▸ Goal
Copy the material below verbatim from the line with "Write a Python" to the line with "ax.barh(y, mujeres, height=0.55, color=c_m, zorder=3)", both lines included, omitting pictures and every line outside that range.

▸ Records for this task
○ ○ ○

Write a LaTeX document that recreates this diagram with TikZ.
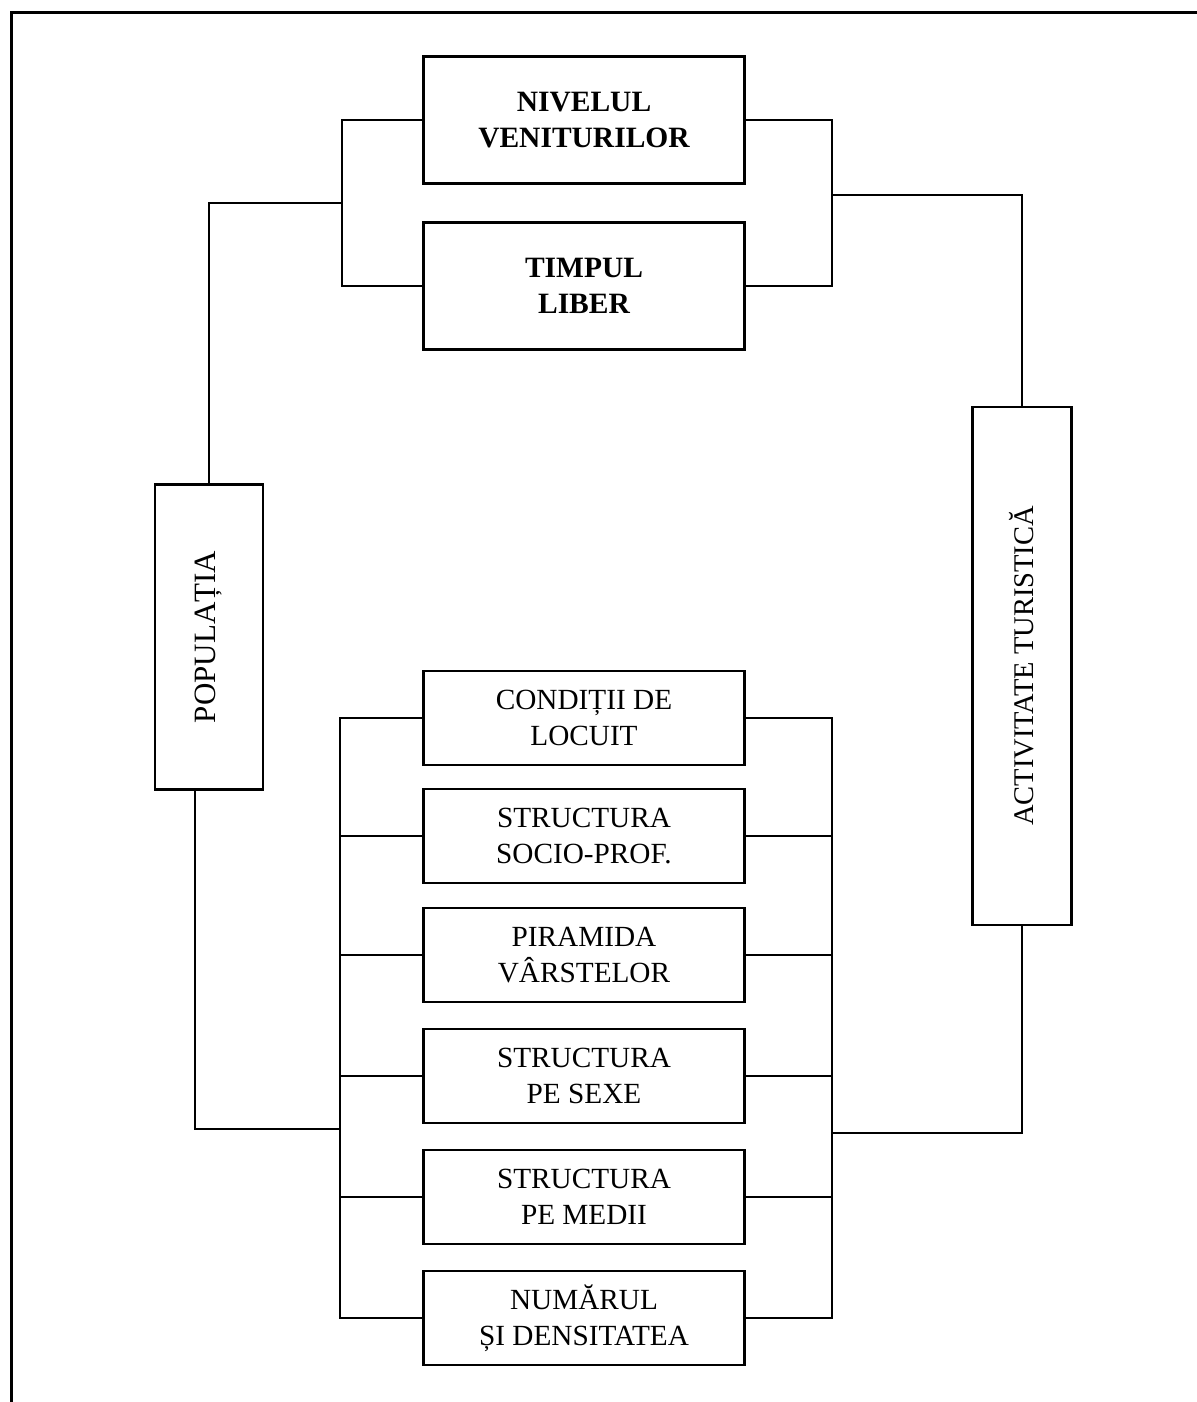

○ ○ ○

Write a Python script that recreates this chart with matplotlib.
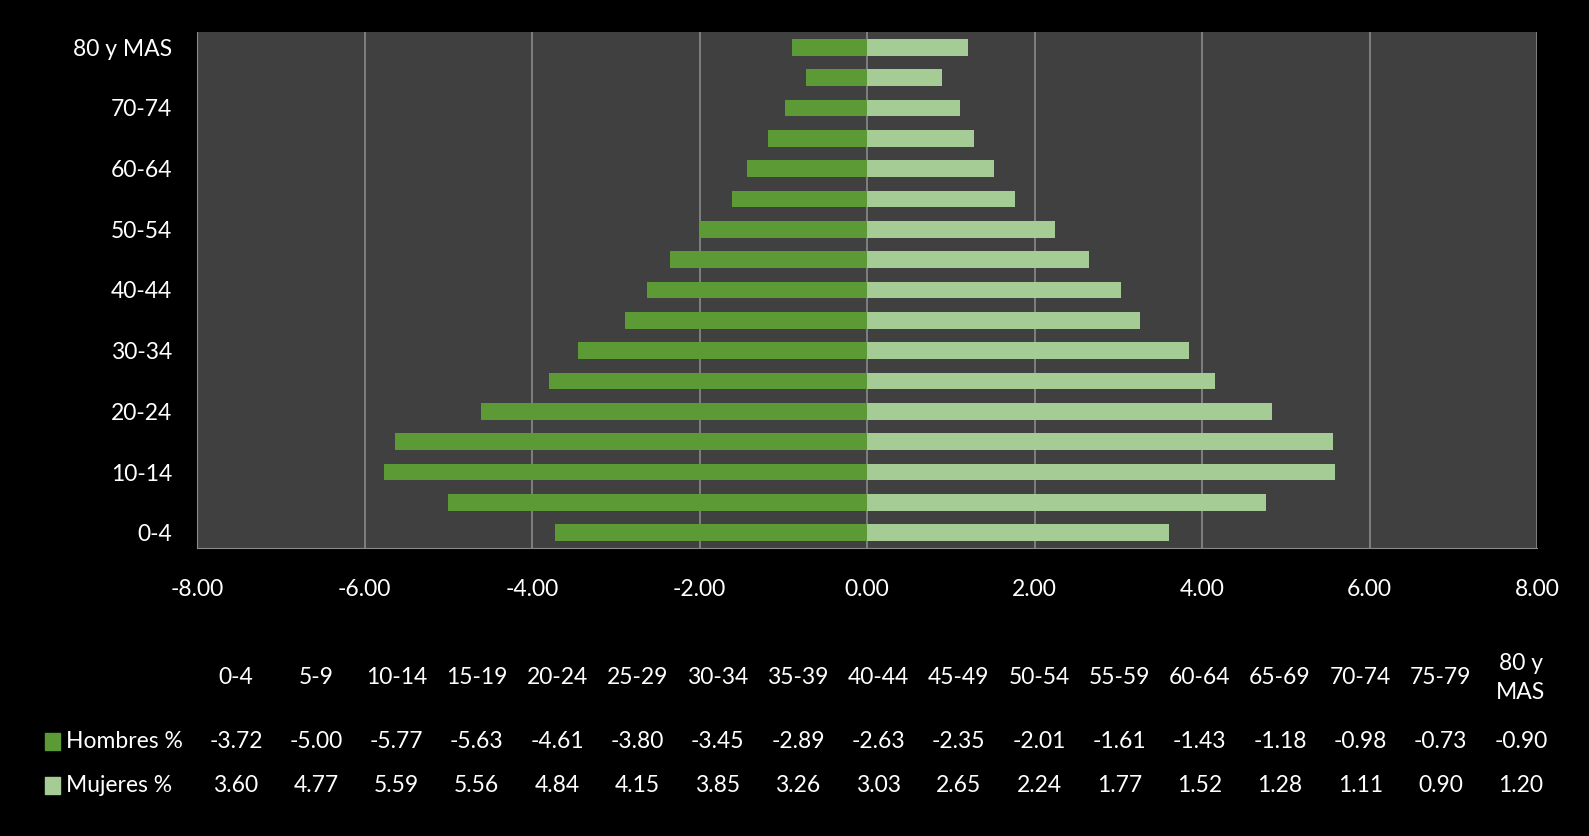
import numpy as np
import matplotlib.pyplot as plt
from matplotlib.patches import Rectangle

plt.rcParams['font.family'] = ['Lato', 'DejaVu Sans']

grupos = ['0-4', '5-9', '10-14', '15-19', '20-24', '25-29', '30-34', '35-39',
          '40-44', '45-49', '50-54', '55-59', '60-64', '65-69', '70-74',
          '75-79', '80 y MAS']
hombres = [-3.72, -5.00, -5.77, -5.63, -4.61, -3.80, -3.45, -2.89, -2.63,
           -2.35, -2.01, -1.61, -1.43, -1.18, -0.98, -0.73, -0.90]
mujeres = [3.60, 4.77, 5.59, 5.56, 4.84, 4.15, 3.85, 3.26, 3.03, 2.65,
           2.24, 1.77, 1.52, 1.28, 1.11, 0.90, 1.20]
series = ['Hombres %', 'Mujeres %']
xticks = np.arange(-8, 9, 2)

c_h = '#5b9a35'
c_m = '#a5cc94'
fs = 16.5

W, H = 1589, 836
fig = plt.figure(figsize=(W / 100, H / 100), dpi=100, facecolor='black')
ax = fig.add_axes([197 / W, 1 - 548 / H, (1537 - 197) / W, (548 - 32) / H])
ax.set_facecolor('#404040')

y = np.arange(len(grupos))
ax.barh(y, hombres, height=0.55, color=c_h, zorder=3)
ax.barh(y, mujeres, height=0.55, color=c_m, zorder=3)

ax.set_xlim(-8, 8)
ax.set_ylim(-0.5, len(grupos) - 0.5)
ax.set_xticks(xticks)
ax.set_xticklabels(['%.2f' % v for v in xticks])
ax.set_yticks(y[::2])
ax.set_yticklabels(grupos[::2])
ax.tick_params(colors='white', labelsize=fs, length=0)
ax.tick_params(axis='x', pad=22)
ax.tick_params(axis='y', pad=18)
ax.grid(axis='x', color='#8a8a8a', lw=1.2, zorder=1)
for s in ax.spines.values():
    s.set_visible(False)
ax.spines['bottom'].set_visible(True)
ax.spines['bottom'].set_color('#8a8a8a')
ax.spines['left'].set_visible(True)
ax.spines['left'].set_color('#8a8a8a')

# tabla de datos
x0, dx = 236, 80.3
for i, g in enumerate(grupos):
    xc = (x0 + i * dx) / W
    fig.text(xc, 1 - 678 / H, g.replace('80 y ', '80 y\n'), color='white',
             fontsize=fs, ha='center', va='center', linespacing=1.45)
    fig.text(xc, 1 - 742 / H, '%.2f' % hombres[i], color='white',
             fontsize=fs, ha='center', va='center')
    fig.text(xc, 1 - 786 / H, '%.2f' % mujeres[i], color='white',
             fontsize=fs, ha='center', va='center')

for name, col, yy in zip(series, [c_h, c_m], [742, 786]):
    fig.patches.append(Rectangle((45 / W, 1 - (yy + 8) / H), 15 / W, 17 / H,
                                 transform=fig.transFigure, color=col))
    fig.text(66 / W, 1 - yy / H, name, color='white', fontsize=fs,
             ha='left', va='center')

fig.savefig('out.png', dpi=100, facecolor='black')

○ ○ ○

▸ Output of the task
Write a Python script that recreates this chart with matplotlib.
import numpy as np
import matplotlib.pyplot as plt
from matplotlib.patches import Rectangle

plt.rcParams['font.family'] = ['Lato', 'DejaVu Sans']

grupos = ['0-4', '5-9', '10-14', '15-19', '20-24', '25-29', '30-34', '35-39',
          '40-44', '45-49', '50-54', '55-59', '60-64', '65-69', '70-74',
          '75-79', '80 y MAS']
hombres = [-3.72, -5.00, -5.77, -5.63, -4.61, -3.80, -3.45, -2.89, -2.63,
           -2.35, -2.01, -1.61, -1.43, -1.18, -0.98, -0.73, -0.90]
mujeres = [3.60, 4.77, 5.59, 5.56, 4.84, 4.15, 3.85, 3.26, 3.03, 2.65,
           2.24, 1.77, 1.52, 1.28, 1.11, 0.90, 1.20]
series = ['Hombres %', 'Mujeres %']
xticks = np.arange(-8, 9, 2)

c_h = '#5b9a35'
c_m = '#a5cc94'
fs = 16.5

W, H = 1589, 836
fig = plt.figure(figsize=(W / 100, H / 100), dpi=100, facecolor='black')
ax = fig.add_axes([197 / W, 1 - 548 / H, (1537 - 197) / W, (548 - 32) / H])
ax.set_facecolor('#404040')

y = np.arange(len(grupos))
ax.barh(y, hombres, height=0.55, color=c_h, zorder=3)
ax.barh(y, mujeres, height=0.55, color=c_m, zorder=3)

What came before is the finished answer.